All of a sudden, when we reach the time of year that triggers the start of cuffing season, the people of the world, especially us millennials, get the idea in our heads that we need to settle down with someone for the winter.

This need to be “cuffed” strikes such a chord with some people that they are willing to go as far as putting cuffing season applications on their Snapchat stories, in hopes that a potential suitor will one day come along and answer the request.

Call it what you want, but this is the world we live in.

Millennials are no strangers to the idea of the society we live in being driven by hook-up culture. All it takes is a “Wyd” or “Wya?” text and the bait is dropped, perfectly placed for a fish to come along and take it.

First names – let alone last names – are virtually meaningless when sharing moments of intimacy with strangers. It is understood that you do what you need to do, and flee the scene faster than a criminal who is about to get caught.

We become fixated on trying to feel an ounce of passion that we go around and sell ourselves short of what we truly deserve. We take the easy way, the easy person, over someone worth truly fighting for and receiving genuine affection from.

The idea of one-night stands or having a friend with benefits may be enough to quench the thirst for a little while, but when it comes down to it and the space next you is empty and the pillow has gone cold, you’re going to wish you had jumped at the chance to have someone who could fill that space – even if just for a few months – when you had it.

On the surface, cuffing season appears to be an outlandish phenomenon, but digging deeper, you realize it holds potential; potential to turn the tables and eliminate some of those late-night rendezvous, converting them into meaningful encounters with the ones who we commit ourselves to. Whether those encounters are a fling with a new person or a revival fling with someone from the past, people are being taken off the menu faster than we can order.

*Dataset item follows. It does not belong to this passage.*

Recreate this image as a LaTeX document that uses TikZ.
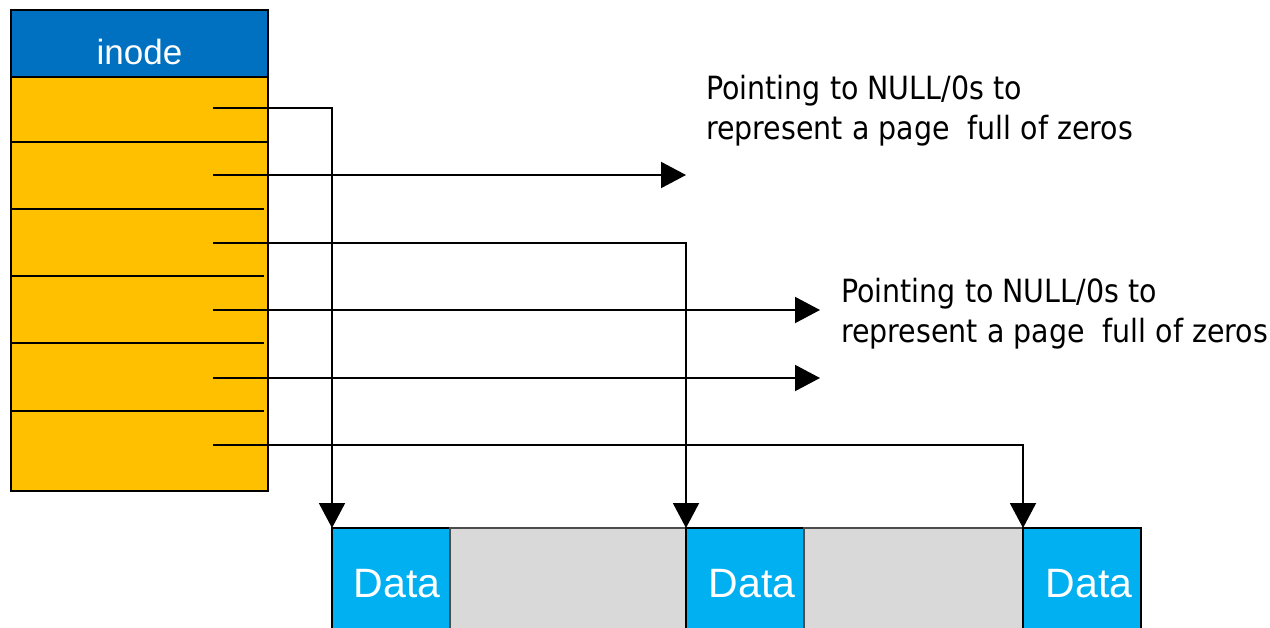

As much as I hate seeing a couple at a pumpkin patch doing basic, fall-inspired things with each other and posting it all over social media, you can bet that I am sitting behind my phone screen, living vicariously through each and every picture I scroll by.

I’ll be the first to admit I don’t like seeing those things, because they remind me of how painfully single I am, but I still support it. If the wind ever blew in my favor and the chance to “be cuffed” presented itself to me, I definitely would not pass it up.

If you’re like me and it looks like your chances of getting cuffed this season are dismal, we always have next year. As disheartening as it sounds, look on the bright side — we have more time to work on our game.